Academy again stresses importance of evolution
It is worrying when a 2006 Gallup poll showed that almost half of Americans believe that humans did not evolve but were created by God in their present form within the last 10,000 years.
10,000 years is quite a lengthy period. Did God help increase our life expectancy during that time? Did he decide to give us those technological leaps and bounds in the last 200 years? Perhaps we should ask God to help increase our brain usage to more than 5 percent, or maybe give us the ability to create fire with just our hands.
Did God create that baby? Or was it just normal procreation between a man and a woman?
The attack on evolution as well as other areas of real science has pressured the National Academy of Sciences to issue a spirited defense of evolution as the bedrock principle of modern biology, arguing that it, not creationism, must be taught in public school science classes.
The report called creationism, based on the explanation offered in the Bible, and the related idea of "intelligent design" are not science and, as such, should not be taught.

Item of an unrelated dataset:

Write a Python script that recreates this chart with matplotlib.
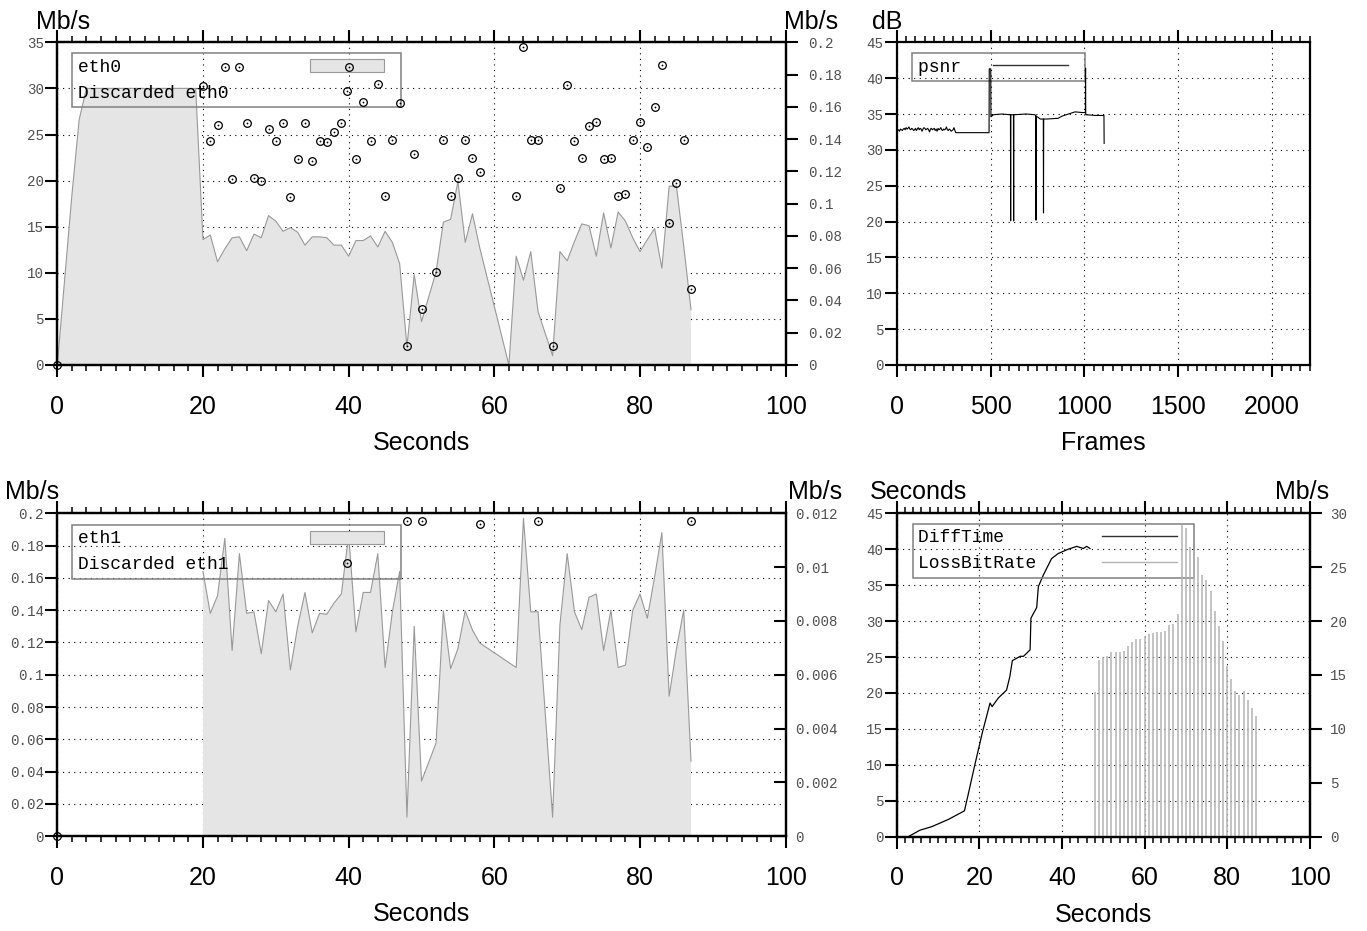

The academy operates under a mandate from Congress to advise the government on science and technology matters.
"Biological evolution is one of the most important ideas of modern science. Evolution is supported by abundant evidence from many different fields of scientific investigation. It underlies the modern biological sciences, including the biomedical sciences, and has applications in many other scientific and engineering disciplines," the report stated.
Of course it does not help when President George W. Bush said in 2005 that American students should be instructed about "intelligent design" alongside evolution as competing theories. "Part of education is to expose people to different schools of thought," Bush said.
There was a time when Nicolaus Copernicus was censored by the Church for suggesting that the Earth revolved about an immobile Sun. The Church called it false and it violated the Holy Scripture since they believed that the Earth was the center of our solar system. Galileo Galilei was convicted of grave suspicion of heresy for following the position of Copernicus and was placed under house arrest for the rest of his life. Yet Copernicus's theory sparked a scientifc revolution. His work affected religion as well as science, religious belief as well as freedom of scientifc inquiry.
You can note the same parallels of controversy and religious attacks with Charles Darwin and his theory of evolution.
I would not be surprised if you find some Americans still believing that the Earth is still at the center of the universe. But we must be concerned by this. If religion were to dictate the education of science, the advancement of technology will be curtailed, limited, or even in some way banned.
Sounds scary, maybe a bit farfetched, but look at history and you will find examples of our ability to advance science being stopped by the religious establishment.